The Murweh Shire Council and a variety of supporters have been working hard to let the world know the strategic role its town played in the life-or-death campaign.
Because of its distance inland, enemy planes were unable to fly there and back on one tank of fuel, and so Charleville’s airfield became home to a computerised bomb aimer developed by the American military.
Such was its ability to accurately direct bombs to targets kilometres below that the Norden bomb sight was guarded 24/7 by military police in a concrete bunker, only taken out and fitted just prior to take-off.
The story of the military advantage, and the huge US troop base surrounding it, is capturing the imagination of an increasing number of visitors, thanks to the development of its tourism potential, but supporters are keen for government financial support to make it a fully-fledged attraction.
Peter Wade’s ultimate ambition is to have a complete B17 Flying Fortress stationed in one of the revetments but he says US sources “aren’t coming to the party”.

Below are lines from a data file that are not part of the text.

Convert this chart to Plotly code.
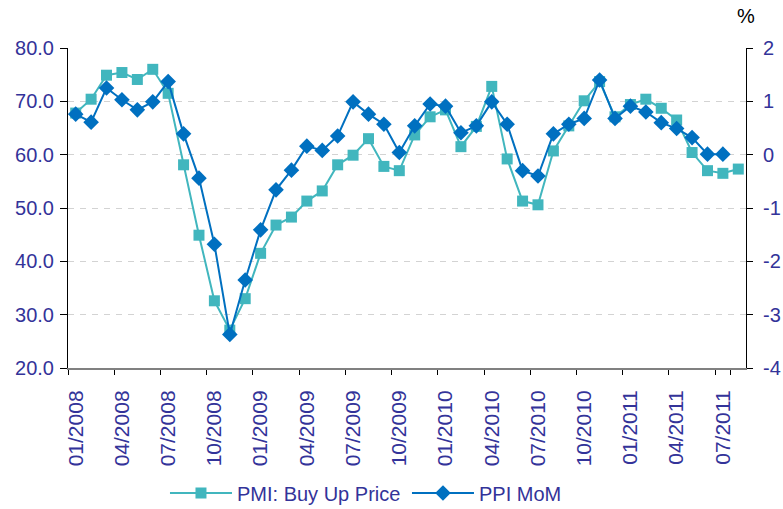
import plotly.graph_objects as go

months = [f"{m:02d}/{y}" for y in range(2008, 2012) for m in range(1, 13)][:44]

pmi_buy_price = [67.8, 70.4, 74.9, 75.4, 74.1, 76.0, 71.5, 58.1, 44.9, 32.6, 27.1, 33.0,
                 41.5, 46.8, 48.3, 51.3, 53.2, 58.1, 59.9, 63.0, 57.8, 57.0, 63.7, 67.1,
                 68.4, 61.5, 65.3, 72.8, 59.2, 51.3, 50.6, 60.7, 65.4, 70.1, 73.7, 67.1,
                 69.4, 70.4, 68.7, 66.5, 60.4, 57.0, 56.5, 57.3]

ppi_mom = [0.76, 0.61, 1.25, 1.03, 0.84, 0.99, 1.37, 0.39, -0.44, -1.68, -3.37, -2.35,
           -1.41, -0.66, -0.29, 0.16, 0.08, 0.35, 0.99, 0.76, 0.57, 0.04, 0.54, 0.95,
           0.91, 0.41, 0.54, 0.99, 0.57, -0.30, -0.40, 0.39, 0.57, 0.68, 1.40, 0.68,
           0.91, 0.80, 0.60, 0.49, 0.32, 0.01, 0.01]

left_ticks = [20, 30, 40, 50, 60, 70, 80]
right_ticks = [-4, -3, -2, -1, 0, 1, 2]
x_tick_labels = months[::3]

TEAL = "#41B6BE"
BLUE = "#0070C0"
LABEL = "#333399"
FONT = "Liberation Sans, Arial, sans-serif"

fig = go.Figure()
fig.add_trace(go.Scatter(
    x=months[:len(pmi_buy_price)], y=pmi_buy_price, name="PMI: Buy Up Price",
    mode="lines+markers", line=dict(color=TEAL, width=2),
    marker=dict(symbol="square", size=11, color=TEAL), yaxis="y"))
fig.add_trace(go.Scatter(
    x=months[:len(ppi_mom)], y=ppi_mom, name="PPI MoM",
    mode="lines+markers", line=dict(color=BLUE, width=2),
    marker=dict(symbol="diamond", size=12, color=BLUE), yaxis="y2"))

fig.update_layout(
    width=783, height=509,
    margin=dict(l=68, r=37, t=48, b=141, autoexpand=False),
    paper_bgcolor="white", plot_bgcolor="white",
    font=dict(family=FONT, size=20, color=LABEL),
    showlegend=True,
    legend=dict(orientation="h", xref="container", yref="container",
                x=0.2107, xanchor="left", y=0.0314, yanchor="middle",
                itemwidth=62, entrywidth=165, entrywidthmode="pixels",
                font=dict(family=FONT, size=20, color=LABEL),
                bgcolor="rgba(0,0,0,0)"),
    xaxis=dict(type="category", categoryorder="array", categoryarray=months,
               range=[-0.5, len(months) - 0.5], automargin=False,
               tickmode="array", tickvals=x_tick_labels, ticktext=x_tick_labels,
               tickangle=-90, tickson="boundaries", ticks="outside", ticklen=5,
               tickcolor="#000000", showline=True, linecolor="#808080", linewidth=2,
               showgrid=False, ticklabelstandoff=12,
               tickfont=dict(family=FONT, size=21, color=LABEL)),
    yaxis=dict(range=[20, 80], tickmode="array", tickvals=left_ticks, automargin=False,
               ticktext=[f"{v:.1f}" for v in left_ticks],
               ticks="outside", ticklen=7, tickcolor="#000000",
               showline=True, linecolor="#000000", linewidth=1,
               showgrid=True, gridcolor="#D3D3D3", griddash="6px,6px", gridwidth=1,
               zeroline=False, ticklabelstandoff=2,
               tickfont=dict(family=FONT, size=20, color=LABEL)),
    yaxis2=dict(range=[-4, 2], tickmode="array", tickvals=right_ticks, automargin=False,
                ticktext=[str(v) for v in right_ticks],
                overlaying="y", side="right",
                ticks="outside", ticklen=6, tickcolor="#000000",
                showline=True, linecolor="#000000", linewidth=1,
                showgrid=False, zeroline=False, ticklabelstandoff=6,
                tickfont=dict(family=FONT, size=20, color=LABEL)),
    annotations=[dict(text="%", xref="paper", yref="paper", x=1.0, y=1.0,
                      xanchor="center", yanchor="middle", yshift=32, showarrow=False,
                      font=dict(family=FONT, size=20, color="#000000"))],
)

fig.write_html("out.html", config={"displayModeBar": False},
               post_script="document.body.style.margin='0';document.body.style.overflow='hidden';")
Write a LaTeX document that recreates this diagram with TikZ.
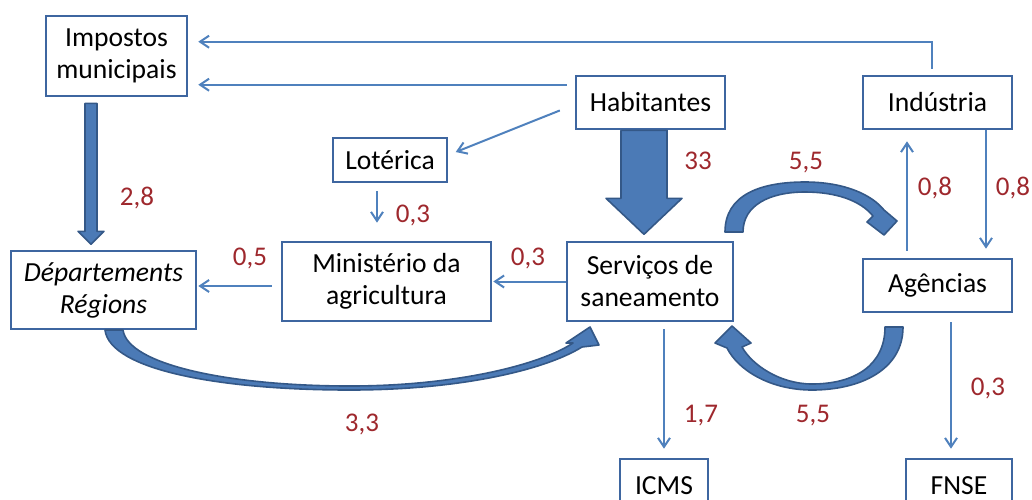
\documentclass[tikz,border=0pt]{standalone}
\usepackage{fontspec}
\setmainfont{Carlito}
\usetikzlibrary{arrows.meta}

\definecolor{boxblue}{RGB}{62,102,160}
\definecolor{lineblue}{RGB}{79,129,189}
\definecolor{arrowfill}{RGB}{75,122,182}
\definecolor{arrowedge}{RGB}{52,88,135}
\definecolor{valred}{RGB}{158,40,45}

\begin{document}
\begin{tikzpicture}[x=0.5pt, y=-0.5pt,
    box/.style={draw=boxblue, line width=1.3pt, fill=white, align=center, inner sep=0pt, font=\fontsize{13.8}{16}\selectfont},
    flow/.style={draw=lineblue, line width=1pt, -{Straight Barb[length=4.5pt,width=6pt]}},
    val/.style={text=valred, anchor=base, font=\fontsize{13.5}{16}\selectfont},
    bigflow/.style={fill=arrowfill, draw=arrowedge, line width=0.8pt, line join=round}]
    \useasboundingbox (0,0) rectangle (1032,499);
    \clip (0,0) rectangle (1032,499);

    % Boxes
    \node[box, minimum width=70.5pt, minimum height=40pt] (imp) at (116.5,56) {Impostos\\municipais};
    \node[box, minimum width=57pt, minimum height=22pt] (lot) at (390,160) {Lotérica};
    \node[box, minimum width=74.5pt, minimum height=26.5pt] (hab) at (650.5,102.5) {Habitantes};
    \node[box, minimum width=74.5pt, minimum height=26.5pt] (ind) at (937.5,102.5) {Indústria};
    \node[box, minimum width=92.5pt, minimum height=39pt, font=\fontsize{13.8}{16}\selectfont\itshape] (dep) at (103.5,290) {Départements\\Régions};
    \node[box, minimum width=104.5pt, minimum height=39.5pt] (min) at (386.5,281.5) {Ministério da\\agricultura};
    \node[box, minimum width=83pt, minimum height=39.5pt] (serv) at (650,281.5) {Serviços de\\saneamento};
    \node[box, minimum width=74.5pt, minimum height=26.5pt] (ag) at (937.5,285.5) {Agências};
    \node[box, minimum width=44pt, minimum height=26.5pt] (icms) at (664,485.5) {ICMS};
    \node[box, minimum width=53pt, minimum height=26.5pt] (fnse) at (959,485.5) {FNSE};

    % Thin flows
    \draw[flow, shorten <=3pt, shorten >=5pt] ([xshift=-3pt]ind.north) |- ([yshift=-13.5pt]imp.north east);
    \draw[flow, shorten <=4pt, shorten >=5pt] ([yshift=-5pt]hab.north west) -- ([yshift=-5pt]hab.north west -| imp.east);
    \draw[flow, shorten <=8pt, shorten >=4pt] ([yshift=-1pt]hab.west) -- ([yshift=2.5pt]lot.east);
    \draw[flow, shorten <=4pt, shorten >=9pt] ([xshift=-6.5pt]lot.south) -- ([xshift=-6.5pt]lot.south |- min.north);
    \draw[flow, shorten <=4.5pt, shorten >=0.5pt] ([yshift=-2.25pt]min.west) -- ([yshift=-2.25pt]min.west -| dep.east);
    \draw[flow, shorten >=0.5pt] (serv.west) -- (serv.west -| min.east);
    \draw[flow, shorten <=3.5pt, shorten >=4.5pt] (serv.south -| icms.north) -- (icms.north);
    \draw[flow, shorten <=4.5pt, shorten >=4.5pt] ([xshift=-4pt]fnse.north |- ag.south) -- ([xshift=-4pt]fnse.north);
    \draw[flow, shorten <=3.5pt, shorten >=5.5pt] ([xshift=-15.25pt]ag.north) -- ([xshift=-15.25pt]ind.south);
    \draw[flow, shorten >=4.5pt] ([xshift=24.25pt]ind.south) -- ([xshift=24.25pt]ag.north);

    % Thick flows
    \draw[bigflow] ([xshift=-14.75pt]hab.south) -- ++(0,68) -- ++(-15,0) -- ++(38,36) -- ++(38,-36) -- ++(-15,0) -- ++(0,-68) -- cycle;
    \draw[bigflow] ([shift={(-31.5,6)}]imp.south) -- ++(0,128) -- ++(-7,0) -- ++(13,13) -- ++(13,-13) -- ++(-7,0) -- ++(0,-128) -- cycle;

    % Curved flows
    \draw[bigflow] (725,232) .. controls (725,195) and (760,182) .. (805,182)
      .. controls (845,182) and (872,195) .. (884,210) -- (897,221) -- (884,235) -- (867,222) -- (873,216)
      .. controls (860,200) and (835,192) .. (805,192) .. controls (770,192) and (743,205) .. (743,232) -- cycle;
    \draw[bigflow] (903,327) .. controls (903,370) and (860,390) .. (812,390)
      .. controls (770,390) and (738,370) .. (727,348) -- (715,343) -- (732,326) -- (751,343) -- (742,347)
      .. controls (752,365) and (780,384) .. (812,384) .. controls (855,384) and (885,365) .. (885,327) -- cycle;
    \draw[bigflow] (105,330) .. controls (110,370) and (220,390) .. (350,390)
      .. controls (460,390) and (545,370) .. (582,347) -- (599,345) -- (590,327) -- (566,343) -- (573,343)
      .. controls (540,365) and (455,386) .. (350,386) .. controls (230,386) and (128,365) .. (123,330) -- cycle;

    % Values
    \node[val] (v28) at (137,205) {2,8};
    \node[val] (v03a) at (413,222) {0,3};
    \node[val] (v33) at (698,169) {33};
    \node[val] (v55a) at (806,169) {5,5};
    \node[val] (v08a) at (935,195) {0,8};
    \node[val] (v08b) at (1013,195) {0,8};
    \node[val] (v05) at (250,265) {0,5};
    \node[val] (v03b) at (528,265) {0,3};
    \node[val] (v33b) at (362,431) {3,3};
    \node[val] (v17) at (701,422) {1,7};
    \node[val] (v55b) at (813,422) {5,5};
    \node[val] (v03c) at (988,395) {0,3};
\end{tikzpicture}
\end{document}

Failing that, a mural has been created, and the old airport terminal is being turned into a museum to house the history behind the amazing story.
“It’s not just about the war either,” he said. “Charleville is a very aviation-minded town. Amy Johnson stopped here on an early air race, the first commercial Qantas flight took off here for Cloncurry, and we have the RFDS base.”
The Charleville Airfield and World War II Museum Ltd Co has formed to begin the cataloging process, and has been planning a public night to help the public understand possible relics they might have, without knowing their significance.
It has also been in touch with Regional Development Minister, Fiona Nash to raise awareness of the wartime treasure it is keeping safe.
“We are going to need some funding if we’re going to achieve our goal of converting the old terminal building into a museum,” Peter Wade said. “The time is right now to move ahead, with the interest in tourism and history.”
Airside in wartime
The statistics are mind-boggling – 3500 US airmen and auxiliary personnel stationed at Charleville from 1942 to 1946, 101 buildings constructed, a civil construction corps of 400, taking up an area greater than Eagle Farm airport in Brisbane – in a secret location away from Japanese attack capabilities.
These are some of the gems revealed in the tagalong tours being conducted by the Murweh Shire Council to interpret the scattered remains of the community built for the war effort.
It’s only through plaques and the words of tour guides that one comes to fully comprehend the scale of the centre from the skeletal remains left behind.
Among the treasures are the remains of bitumen baths, a weekly treat to remove ticks, fleas and lice; and a dance hall where American officers tried to impress Charleville’s young ladies, much to the disgust of the local men.
The Royal Flying Doctor Service uses the only remaining hangar left on site.
The full historic experience can be taken in via a tagalong tour operated by the Murweh Shire Council.